Write out each line word for word. Drop pictures.

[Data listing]
+---+
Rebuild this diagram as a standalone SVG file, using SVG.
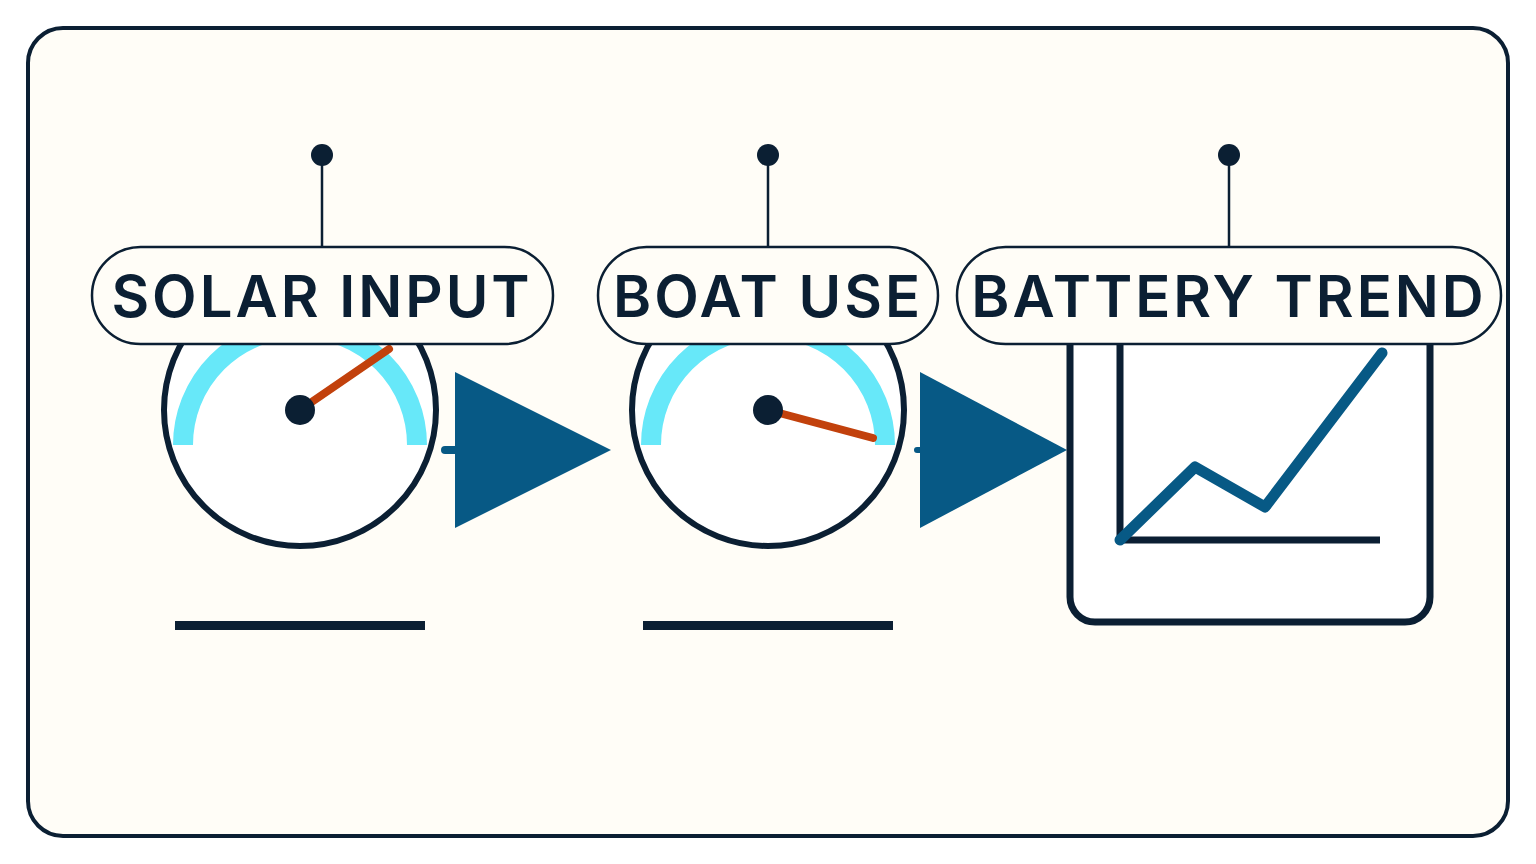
<svg xmlns="http://www.w3.org/2000/svg" width="1536" height="864" viewBox="0 0 1536 864">
<style>
.ring{fill:#fff;stroke:#0b1f33;stroke-width:6}
.band{fill:none;stroke:#67e8f9;stroke-width:20}
.needle{stroke:#c2410c;stroke-width:8;stroke-linecap:round}
.hub{fill:#0b1f33}
.pill{fill:#fffdf7;stroke:#0b1f33;stroke-width:2.5}
.lbl{font-family:Inter,"Liberation Sans",sans-serif;font-weight:600;font-size:58px;fill:#0b1f33;text-anchor:middle;letter-spacing:3px}
.pin{stroke:#0b1f33;stroke-width:2.5}
.arrow{fill:#075985}
</style>
<rect x="28" y="28" width="1480" height="808" rx="35" fill="#fffdf7" stroke="#0b1f33" stroke-width="4"/>
<g id="connectors">
<line x1="445" y1="450" x2="458" y2="450" stroke="#075985" stroke-width="8" stroke-linecap="round"/>
<polygon class="arrow" points="455,372 611,450 455,528"/>
<line x1="917" y1="450" x2="922" y2="450" stroke="#075985" stroke-width="6" stroke-linecap="round"/>
<polygon class="arrow" points="920,372 1067,450 920,528"/>
</g>
<g id="solar">
<circle class="ring" cx="300" cy="410" r="136"/>
<path class="band" d="M183,445 A117,117 0 0 1 417,445"/>
<line class="needle" x1="300" y1="410" x2="389" y2="349"/>
<circle class="hub" cx="300" cy="410" r="15"/>
<rect x="175" y="621" width="250" height="9" fill="#0b1f33"/>
<line class="pin" x1="322" y1="160" x2="322" y2="247"/>
<circle class="hub" cx="322" cy="155" r="11"/>
<rect class="pill" x="92" y="247" width="461" height="97" rx="48.5"/>
<text class="lbl" x="322" y="317">SOLAR INPUT</text>
</g>
<g id="boat">
<circle class="ring" cx="768" cy="410" r="136"/>
<path class="band" d="M651,445 A117,117 0 0 1 885,445"/>
<line class="needle" x1="768" y1="410" x2="873" y2="438"/>
<circle class="hub" cx="768" cy="410" r="15"/>
<rect x="643" y="621" width="250" height="9" fill="#0b1f33"/>
<line class="pin" x1="768" y1="160" x2="768" y2="247"/>
<circle class="hub" cx="768" cy="155" r="11"/>
<rect class="pill" x="598" y="247" width="340" height="97" rx="48.5"/>
<text class="lbl" x="768" y="317">BOAT USE</text>
</g>
<g id="battery">
<rect x="1070" y="300" width="360" height="322" rx="25" fill="#fff" stroke="#0b1f33" stroke-width="7"/>
<polyline points="1120,340 1120,540 1380,540" fill="none" stroke="#0b1f33" stroke-width="7"/>
<polyline points="1120,540 1195,467 1265,507 1382,353" fill="none" stroke="#075985" stroke-width="11" stroke-linecap="round" stroke-linejoin="round"/>
<line class="pin" x1="1229" y1="160" x2="1229" y2="247"/>
<circle class="hub" cx="1229" cy="155" r="11"/>
<rect class="pill" x="957" y="247" width="544" height="97" rx="48.5"/>
<text class="lbl" x="1229" y="317">BATTERY TREND</text>
</g>
</svg>
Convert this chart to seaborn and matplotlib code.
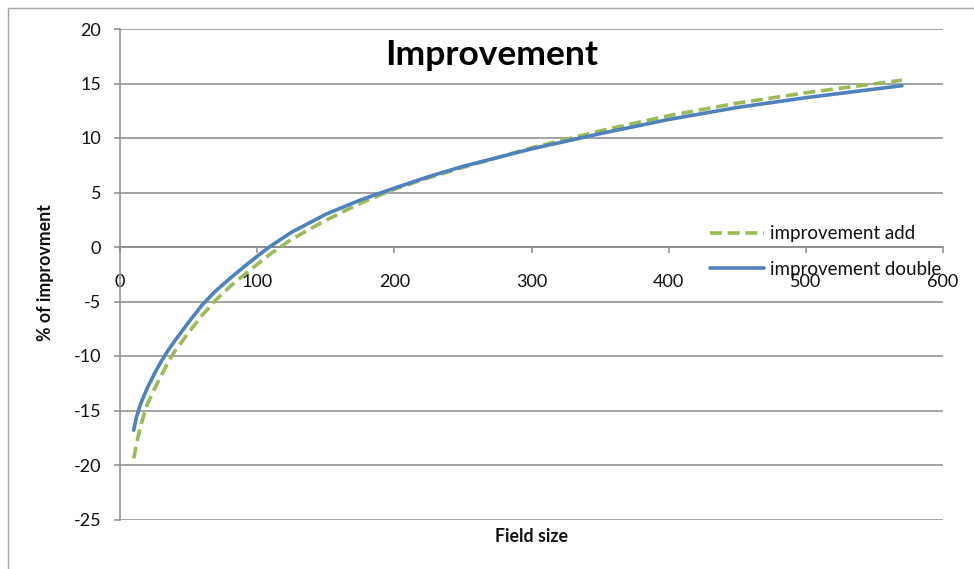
import matplotlib
matplotlib.use("Agg")
import matplotlib.pyplot as plt
from matplotlib.patches import Rectangle
import seaborn as sns
import pandas as pd

# Field sizes and the two improvement series (% of improvement)
field_size = [10, 12, 15, 20, 25, 30, 35, 40, 50, 60, 70, 80, 90, 100, 110,
              125, 150, 175, 200, 225, 250, 300, 350, 400, 450, 500, 570]
improvement_add = [-19.4, -18.1, -16.4, -14.4, -13.05, -11.8, -10.6, -9.55, -7.85,
                   -6.25, -4.85, -3.65, -2.6, -1.6, -0.6, 0.7, 2.45, 4.0, 5.3,
                   6.35, 7.3, 9.1, 10.65, 12.05, 13.2, 14.15, 15.3]
improvement_double = [-16.8, -15.6, -14.4, -12.9, -11.65, -10.5, -9.5, -8.6, -6.9,
                      -5.3, -4.0, -2.9, -1.85, -0.85, 0.1, 1.35, 3.0, 4.3, 5.4,
                      6.45, 7.4, 9.0, 10.4, 11.7, 12.8, 13.7, 14.8]

series_names = ["improvement add", "improvement double"]
x_ticks = [0, 100, 200, 300, 400, 500, 600]
y_ticks = [-25, -20, -15, -10, -5, 0, 5, 10, 15, 20]

df_add = pd.DataFrame({"Field size": field_size, "value": improvement_add})
df_double = pd.DataFrame({"Field size": field_size, "value": improvement_double})

sns.set_theme(style="white")
plt.rcParams["font.family"] = ["Lato", "DejaVu Sans"]

GRID = "#8a8a8a"
GREEN = "#9bbb59"
BLUE = "#4f81bd"
TEXT = "#111111"

fig = plt.figure(figsize=(9.74, 5.69), dpi=100)
ax = fig.add_axes([120 / 974, 1 - 519.5 / 569, (943 - 120) / 974, (519.5 - 29) / 569])

sns.lineplot(data=df_add, x="Field size", y="value", ax=ax, color=GREEN,
             linewidth=2.6, linestyle=(0, (3.3, 1.6)), label=series_names[0], zorder=3)
sns.lineplot(data=df_double, x="Field size", y="value", ax=ax, color=BLUE,
             linewidth=2.6, label=series_names[1], zorder=3)

ax.set_xlim(0, 600)
ax.set_ylim(-25, 20)
ax.set_xticks(x_ticks)
ax.set_yticks(y_ticks)
ax.set_xticklabels([str(t) for t in x_ticks])
ax.set_yticklabels([str(t) for t in y_ticks])

ax.yaxis.grid(True, color=GRID, linewidth=1.1)
ax.xaxis.grid(False)

for side in ("top", "right"):
    ax.spines[side].set_visible(False)
ax.spines["left"].set_color(GRID)
ax.spines["left"].set_linewidth(1.1)
ax.spines["bottom"].set_position(("data", 0))
ax.spines["bottom"].set_color(GRID)
ax.spines["bottom"].set_linewidth(1.1)

ax.tick_params(axis="y", direction="out", length=4.5, width=1.1, color=GRID,
               pad=9, labelsize=13, labelcolor=TEXT, left=True)
ax.tick_params(axis="x", direction="out", length=4.5, width=1.1, color=GRID,
               pad=15, labelsize=13, labelcolor=TEXT, bottom=True)

ax.set_xlabel("")
ax.set_ylabel("")
fig.text(531.5 / 974, 1 - 537 / 569, "Field size", ha="center", va="center",
         fontsize=12.8, fontweight="bold", color=TEXT)
fig.text(46 / 974, 1 - 273 / 569, "% of improvment", ha="center", va="center",
         rotation=90, fontsize=12.8, fontweight="bold", color=TEXT)
fig.text(492 / 974, 1 - 55 / 569, "Improvement", ha="center", va="center",
         fontsize=25.5, fontweight="bold", color="#000000")

leg = ax.legend(loc="center left", bbox_to_anchor=(710 / 974, 1 - 251.5 / 569),
                bbox_transform=fig.transFigure, frameon=False, fontsize=13.5,
                handlelength=2.9, handletextpad=0.32, labelspacing=0.97,
                borderpad=0, borderaxespad=0)
for t in leg.get_texts():
    t.set_color(TEXT)

# chart-area frame
fig.patches.append(Rectangle((8 / 974, -0.5), 2, 1.5 - 8 / 569,
                             transform=fig.transFigure, fill=False,
                             edgecolor="#a6a6a6", linewidth=1.0))

fig.savefig("out.png", dpi=100)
+---+
» The response
Rebuild this diagram as a standalone SVG file, using SVG.
<svg xmlns="http://www.w3.org/2000/svg" width="1536" height="864" viewBox="0 0 1536 864">
<style>
.ring{fill:#fff;stroke:#0b1f33;stroke-width:6}
.band{fill:none;stroke:#67e8f9;stroke-width:20}
.needle{stroke:#c2410c;stroke-width:8;stroke-linecap:round}
.hub{fill:#0b1f33}
.pill{fill:#fffdf7;stroke:#0b1f33;stroke-width:2.5}
.lbl{font-family:Inter,"Liberation Sans",sans-serif;font-weight:600;font-size:58px;fill:#0b1f33;text-anchor:middle;letter-spacing:3px}
.pin{stroke:#0b1f33;stroke-width:2.5}
.arrow{fill:#075985}
</style>
<rect x="28" y="28" width="1480" height="808" rx="35" fill="#fffdf7" stroke="#0b1f33" stroke-width="4"/>
<g id="connectors">
<line x1="445" y1="450" x2="458" y2="450" stroke="#075985" stroke-width="8" stroke-linecap="round"/>
<polygon class="arrow" points="455,372 611,450 455,528"/>
<line x1="917" y1="450" x2="922" y2="450" stroke="#075985" stroke-width="6" stroke-linecap="round"/>
<polygon class="arrow" points="920,372 1067,450 920,528"/>
</g>
<g id="solar">
<circle class="ring" cx="300" cy="410" r="136"/>
<path class="band" d="M183,445 A117,117 0 0 1 417,445"/>
<line class="needle" x1="300" y1="410" x2="389" y2="349"/>
<circle class="hub" cx="300" cy="410" r="15"/>
<rect x="175" y="621" width="250" height="9" fill="#0b1f33"/>
<line class="pin" x1="322" y1="160" x2="322" y2="247"/>
<circle class="hub" cx="322" cy="155" r="11"/>
<rect class="pill" x="92" y="247" width="461" height="97" rx="48.5"/>
<text class="lbl" x="322" y="317">SOLAR INPUT</text>
</g>
<g id="boat">
<circle class="ring" cx="768" cy="410" r="136"/>
<path class="band" d="M651,445 A117,117 0 0 1 885,445"/>
<line class="needle" x1="768" y1="410" x2="873" y2="438"/>
<circle class="hub" cx="768" cy="410" r="15"/>
<rect x="643" y="621" width="250" height="9" fill="#0b1f33"/>
<line class="pin" x1="768" y1="160" x2="768" y2="247"/>
<circle class="hub" cx="768" cy="155" r="11"/>
<rect class="pill" x="598" y="247" width="340" height="97" rx="48.5"/>
<text class="lbl" x="768" y="317">BOAT USE</text>
</g>
<g id="battery">
<rect x="1070" y="300" width="360" height="322" rx="25" fill="#fff" stroke="#0b1f33" stroke-width="7"/>
<polyline points="1120,340 1120,540 1380,540" fill="none" stroke="#0b1f33" stroke-width="7"/>
<polyline points="1120,540 1195,467 1265,507 1382,353" fill="none" stroke="#075985" stroke-width="11" stroke-linecap="round" stroke-linejoin="round"/>
<line class="pin" x1="1229" y1="160" x2="1229" y2="247"/>
<circle class="hub" cx="1229" cy="155" r="11"/>
<rect class="pill" x="957" y="247" width="544" height="97" rx="48.5"/>
<text class="lbl" x="1229" y="317">BATTERY TREND</text>
</g>
</svg>
Convert this chart to seaborn and matplotlib code.
import matplotlib
matplotlib.use("Agg")
import matplotlib.pyplot as plt
from matplotlib.patches import Rectangle
import seaborn as sns
import pandas as pd

# Field sizes and the two improvement series (% of improvement)
field_size = [10, 12, 15, 20, 25, 30, 35, 40, 50, 60, 70, 80, 90, 100, 110,
              125, 150, 175, 200, 225, 250, 300, 350, 400, 450, 500, 570]
improvement_add = [-19.4, -18.1, -16.4, -14.4, -13.05, -11.8, -10.6, -9.55, -7.85,
                   -6.25, -4.85, -3.65, -2.6, -1.6, -0.6, 0.7, 2.45, 4.0, 5.3,
                   6.35, 7.3, 9.1, 10.65, 12.05, 13.2, 14.15, 15.3]
improvement_double = [-16.8, -15.6, -14.4, -12.9, -11.65, -10.5, -9.5, -8.6, -6.9,
                      -5.3, -4.0, -2.9, -1.85, -0.85, 0.1, 1.35, 3.0, 4.3, 5.4,
                      6.45, 7.4, 9.0, 10.4, 11.7, 12.8, 13.7, 14.8]

series_names = ["improvement add", "improvement double"]
x_ticks = [0, 100, 200, 300, 400, 500, 600]
y_ticks = [-25, -20, -15, -10, -5, 0, 5, 10, 15, 20]

df_add = pd.DataFrame({"Field size": field_size, "value": improvement_add})
df_double = pd.DataFrame({"Field size": field_size, "value": improvement_double})

sns.set_theme(style="white")
plt.rcParams["font.family"] = ["Lato", "DejaVu Sans"]

GRID = "#8a8a8a"
GREEN = "#9bbb59"
BLUE = "#4f81bd"
TEXT = "#111111"

fig = plt.figure(figsize=(9.74, 5.69), dpi=100)
ax = fig.add_axes([120 / 974, 1 - 519.5 / 569, (943 - 120) / 974, (519.5 - 29) / 569])

sns.lineplot(data=df_add, x="Field size", y="value", ax=ax, color=GREEN,
             linewidth=2.6, linestyle=(0, (3.3, 1.6)), label=series_names[0], zorder=3)
sns.lineplot(data=df_double, x="Field size", y="value", ax=ax, color=BLUE,
             linewidth=2.6, label=series_names[1], zorder=3)

ax.set_xlim(0, 600)
ax.set_ylim(-25, 20)
ax.set_xticks(x_ticks)
ax.set_yticks(y_ticks)
ax.set_xticklabels([str(t) for t in x_ticks])
ax.set_yticklabels([str(t) for t in y_ticks])

ax.yaxis.grid(True, color=GRID, linewidth=1.1)
ax.xaxis.grid(False)

for side in ("top", "right"):
    ax.spines[side].set_visible(False)
ax.spines["left"].set_color(GRID)
ax.spines["left"].set_linewidth(1.1)
ax.spines["bottom"].set_position(("data", 0))
ax.spines["bottom"].set_color(GRID)
ax.spines["bottom"].set_linewidth(1.1)

ax.tick_params(axis="y", direction="out", length=4.5, width=1.1, color=GRID,
               pad=9, labelsize=13, labelcolor=TEXT, left=True)
ax.tick_params(axis="x", direction="out", length=4.5, width=1.1, color=GRID,
               pad=15, labelsize=13, labelcolor=TEXT, bottom=True)

ax.set_xlabel("")
ax.set_ylabel("")
fig.text(531.5 / 974, 1 - 537 / 569, "Field size", ha="center", va="center",
         fontsize=12.8, fontweight="bold", color=TEXT)
fig.text(46 / 974, 1 - 273 / 569, "% of improvment", ha="center", va="center",
         rotation=90, fontsize=12.8, fontweight="bold", color=TEXT)
fig.text(492 / 974, 1 - 55 / 569, "Improvement", ha="center", va="center",
         fontsize=25.5, fontweight="bold", color="#000000")

leg = ax.legend(loc="center left", bbox_to_anchor=(710 / 974, 1 - 251.5 / 569),
                bbox_transform=fig.transFigure, frameon=False, fontsize=13.5,
                handlelength=2.9, handletextpad=0.32, labelspacing=0.97,
                borderpad=0, borderaxespad=0)
for t in leg.get_texts():
    t.set_color(TEXT)

# chart-area frame
fig.patches.append(Rectangle((8 / 974, -0.5), 2, 1.5 - 8 / 569,
                             transform=fig.transFigure, fill=False,
                             edgecolor="#a6a6a6", linewidth=1.0))

fig.savefig("out.png", dpi=100)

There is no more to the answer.